Stored data
# # # # # # #

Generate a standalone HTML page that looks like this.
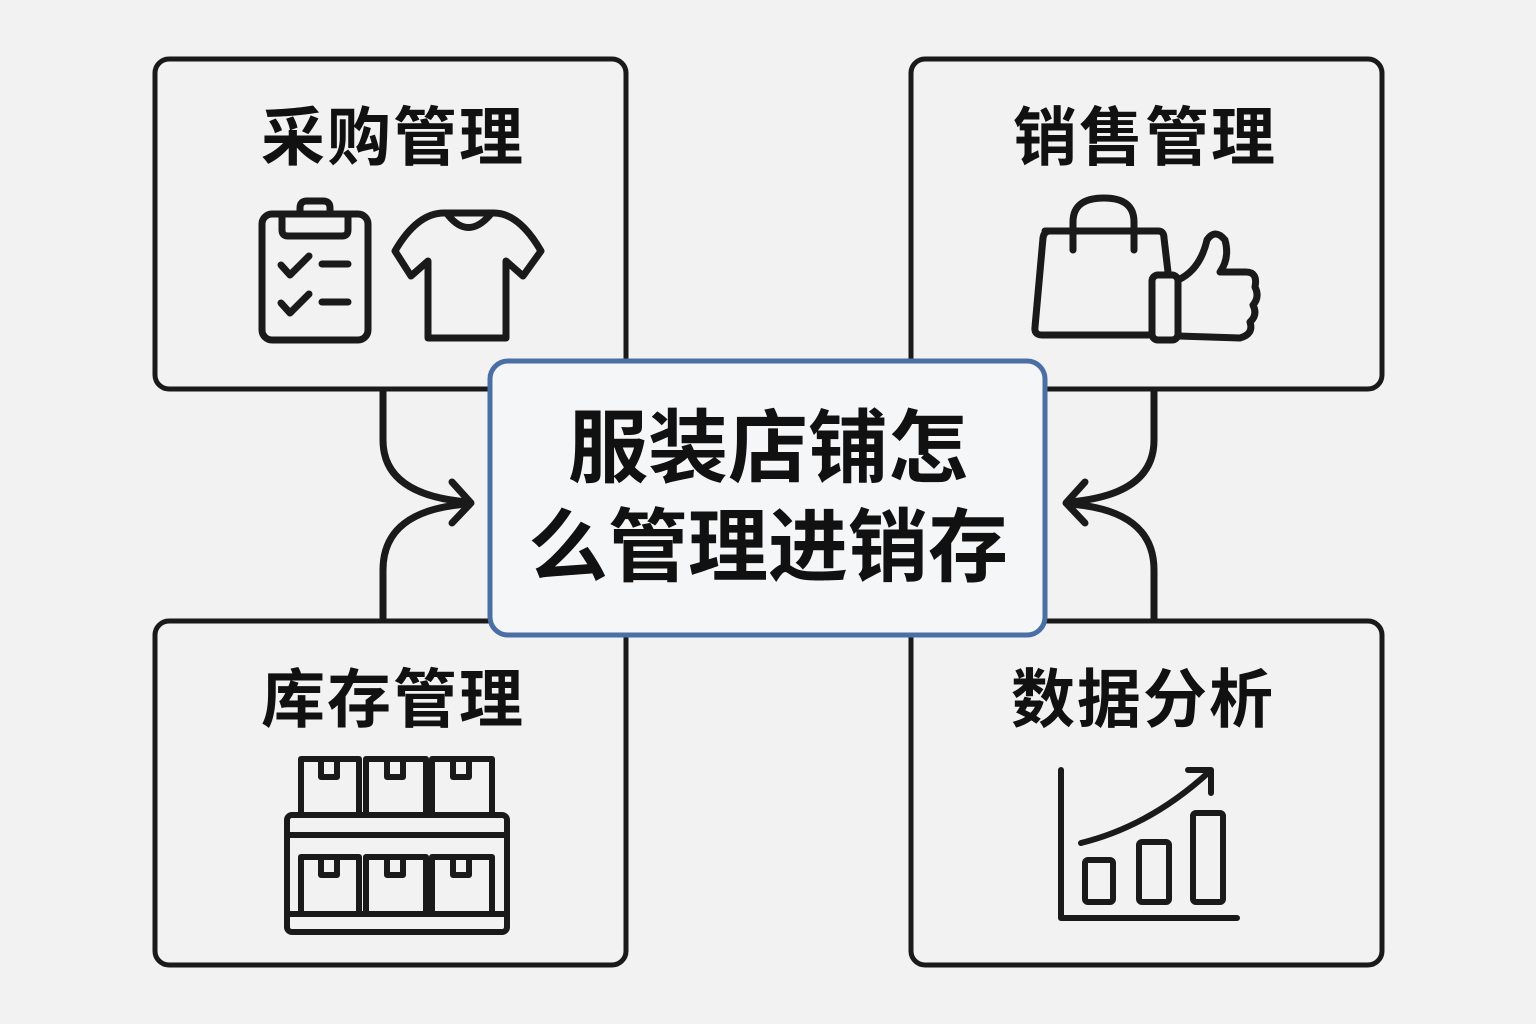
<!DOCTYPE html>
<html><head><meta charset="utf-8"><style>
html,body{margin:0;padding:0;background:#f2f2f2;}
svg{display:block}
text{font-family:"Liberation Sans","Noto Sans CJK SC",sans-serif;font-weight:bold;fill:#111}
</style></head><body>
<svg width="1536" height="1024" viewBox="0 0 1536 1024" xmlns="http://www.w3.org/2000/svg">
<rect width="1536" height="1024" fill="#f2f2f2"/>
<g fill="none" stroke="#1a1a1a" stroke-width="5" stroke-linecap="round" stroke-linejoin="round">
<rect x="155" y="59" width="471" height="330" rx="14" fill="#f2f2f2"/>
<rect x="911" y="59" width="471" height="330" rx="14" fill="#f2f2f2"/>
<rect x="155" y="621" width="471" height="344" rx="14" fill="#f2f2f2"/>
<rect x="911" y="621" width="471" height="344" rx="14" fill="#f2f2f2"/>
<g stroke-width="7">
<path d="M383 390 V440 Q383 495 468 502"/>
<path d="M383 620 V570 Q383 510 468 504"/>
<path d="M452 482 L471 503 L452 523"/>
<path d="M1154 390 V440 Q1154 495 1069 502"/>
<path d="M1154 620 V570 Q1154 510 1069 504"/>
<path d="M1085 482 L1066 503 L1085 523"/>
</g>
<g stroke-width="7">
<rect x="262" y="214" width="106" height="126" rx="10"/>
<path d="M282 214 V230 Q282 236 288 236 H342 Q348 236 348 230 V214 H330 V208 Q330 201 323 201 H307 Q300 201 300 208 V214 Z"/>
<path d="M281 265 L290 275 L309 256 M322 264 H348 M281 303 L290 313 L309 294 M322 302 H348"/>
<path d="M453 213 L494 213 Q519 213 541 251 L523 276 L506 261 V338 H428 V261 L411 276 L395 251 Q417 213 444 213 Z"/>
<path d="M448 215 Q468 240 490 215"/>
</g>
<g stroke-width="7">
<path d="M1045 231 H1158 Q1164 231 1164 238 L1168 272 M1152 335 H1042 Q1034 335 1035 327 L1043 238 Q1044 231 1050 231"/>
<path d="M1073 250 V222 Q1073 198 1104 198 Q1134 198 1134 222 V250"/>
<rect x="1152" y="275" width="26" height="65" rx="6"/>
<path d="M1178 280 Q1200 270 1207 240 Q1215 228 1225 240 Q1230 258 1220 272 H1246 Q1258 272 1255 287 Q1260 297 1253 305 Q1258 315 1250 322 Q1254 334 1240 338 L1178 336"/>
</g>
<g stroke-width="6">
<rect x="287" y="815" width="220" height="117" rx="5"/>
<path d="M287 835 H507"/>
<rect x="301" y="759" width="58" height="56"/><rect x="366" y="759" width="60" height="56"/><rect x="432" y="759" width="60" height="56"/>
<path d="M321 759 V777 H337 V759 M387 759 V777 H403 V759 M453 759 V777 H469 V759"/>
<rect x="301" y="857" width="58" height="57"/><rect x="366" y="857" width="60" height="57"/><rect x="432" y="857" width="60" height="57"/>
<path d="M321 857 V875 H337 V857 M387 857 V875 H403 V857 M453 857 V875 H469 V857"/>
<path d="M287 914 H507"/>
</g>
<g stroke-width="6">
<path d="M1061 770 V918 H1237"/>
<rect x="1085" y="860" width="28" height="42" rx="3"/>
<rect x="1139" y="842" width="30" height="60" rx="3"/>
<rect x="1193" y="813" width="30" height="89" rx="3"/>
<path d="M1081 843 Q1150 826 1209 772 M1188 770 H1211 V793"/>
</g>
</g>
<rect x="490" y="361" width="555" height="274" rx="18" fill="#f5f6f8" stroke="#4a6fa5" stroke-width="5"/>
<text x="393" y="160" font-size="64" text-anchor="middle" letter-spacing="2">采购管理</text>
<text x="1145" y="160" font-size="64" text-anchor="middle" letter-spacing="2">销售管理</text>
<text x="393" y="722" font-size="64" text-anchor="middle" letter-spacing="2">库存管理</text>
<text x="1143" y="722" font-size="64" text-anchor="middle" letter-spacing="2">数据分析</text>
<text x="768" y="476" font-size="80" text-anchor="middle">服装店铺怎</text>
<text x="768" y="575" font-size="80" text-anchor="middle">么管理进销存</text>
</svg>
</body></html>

# # # # # # #

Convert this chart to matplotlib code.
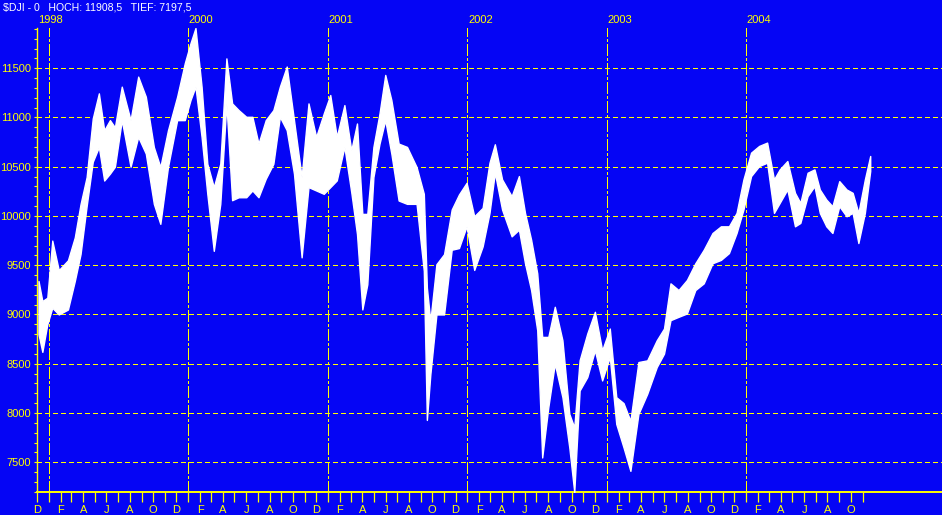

# # # # # # #

Written exercise
Copy every line of the listing that contains the word "this".

Solution below
Generate a standalone HTML page that looks like this.
Convert this chart to matplotlib code.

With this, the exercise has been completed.